» **Provided material**
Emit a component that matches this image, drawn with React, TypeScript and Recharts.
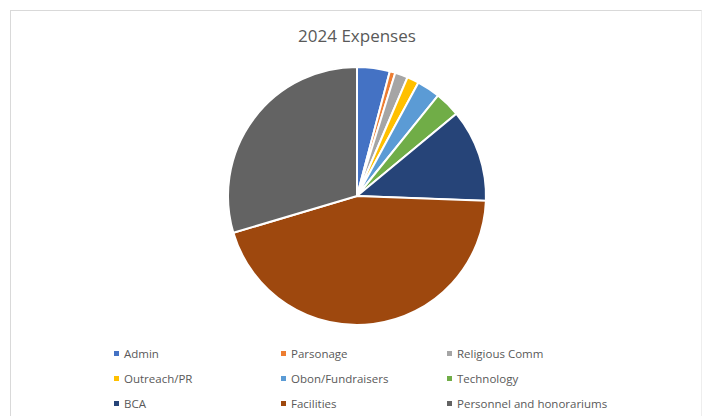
import React from "react";
import { PieChart, Pie, Cell } from "recharts";

const categories = [
  "Admin",
  "Parsonage",
  "Religious Comm",
  "Outreach/PR",
  "Obon/Fundraisers",
  "Technology",
  "BCA",
  "Facilities",
  "Personnel and honorariums",
];
// approximate share of total expenses (%)
const shares = [4.1, 0.7, 1.6, 1.5, 2.9, 3.2, 11.6, 44.8, 29.6];
const colors = [
  "#4472C4",
  "#ED7D31",
  "#A5A5A5",
  "#FFC000",
  "#5B9BD5",
  "#70AD47",
  "#264478",
  "#9E480E",
  "#636363",
];

const data = categories.map((name, i) => ({ name, value: shares[i] }));

const FONT = "'Open Sans', 'Liberation Sans', sans-serif";
const legendCols = [114, 281, 447];
const legendRows = [353, 378, 403];

export default function App() {
  return (
    <div
      style={{
        position: "absolute",
        left: 0,
        top: 0,
        width: 703,
        height: 416,
        background: "#fff",
        overflow: "hidden",
        fontFamily: FONT,
      }}
    >
      <div
        style={{
          position: "absolute",
          left: 10,
          top: 10,
          width: 690,
          height: 420,
          borderTop: "1px solid #d9d9d9",
          borderLeft: "1px solid #d9d9d9",
          borderRight: "1px solid #eeeeee",
        }}
      />
      <div
        style={{
          position: "absolute",
          left: 0,
          width: 714,
          top: 24,
          textAlign: "center",
          fontSize: 17,
          color: "#595959",
        }}
      >
        2024 Expenses
      </div>
      <div style={{ position: "absolute", left: 0, top: 0 }}>
        <PieChart width={703} height={416} margin={{ top: 0, right: 0, bottom: 0, left: 0 }}>
          <Pie
            data={data}
            dataKey="value"
            nameKey="name"
            cx={357}
            cy={196}
            outerRadius={129}
            startAngle={90}
            endAngle={-270}
            stroke="#ffffff"
            strokeWidth={2}
            isAnimationActive={false}
          >
            {data.map((d, i) => (
              <Cell key={d.name} fill={colors[i]} />
            ))}
          </Pie>
        </PieChart>
      </div>
      {categories.map((name, i) => {
        const x = legendCols[i % 3];
        const y = legendRows[Math.floor(i / 3)];
        return (
          <div
            key={name}
            style={{
              position: "absolute",
              left: x,
              top: y - 9,
              height: 18,
              display: "flex",
              alignItems: "center",
              fontSize: 11.5,
              color: "#595959",
              whiteSpace: "nowrap",
            }}
          >
            <span
              style={{
                display: "inline-block",
                width: 5,
                height: 5,
                background: colors[i],
                marginRight: 5,
              }}
            />
            {name}
          </div>
        );
      })}
    </div>
  );
}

» **Your goal**
Give again exactly the lines running from the beginning of the material above through the line that contains "const legendRows = [353, 378, 403];", and leave out every picture.

» **Output below**
Emit a component that matches this image, drawn with React, TypeScript and Recharts.
import React from "react";
import { PieChart, Pie, Cell } from "recharts";

const categories = [
  "Admin",
  "Parsonage",
  "Religious Comm",
  "Outreach/PR",
  "Obon/Fundraisers",
  "Technology",
  "BCA",
  "Facilities",
  "Personnel and honorariums",
];
// approximate share of total expenses (%)
const shares = [4.1, 0.7, 1.6, 1.5, 2.9, 3.2, 11.6, 44.8, 29.6];
const colors = [
  "#4472C4",
  "#ED7D31",
  "#A5A5A5",
  "#FFC000",
  "#5B9BD5",
  "#70AD47",
  "#264478",
  "#9E480E",
  "#636363",
];

const data = categories.map((name, i) => ({ name, value: shares[i] }));

const FONT = "'Open Sans', 'Liberation Sans', sans-serif";
const legendCols = [114, 281, 447];
const legendRows = [353, 378, 403];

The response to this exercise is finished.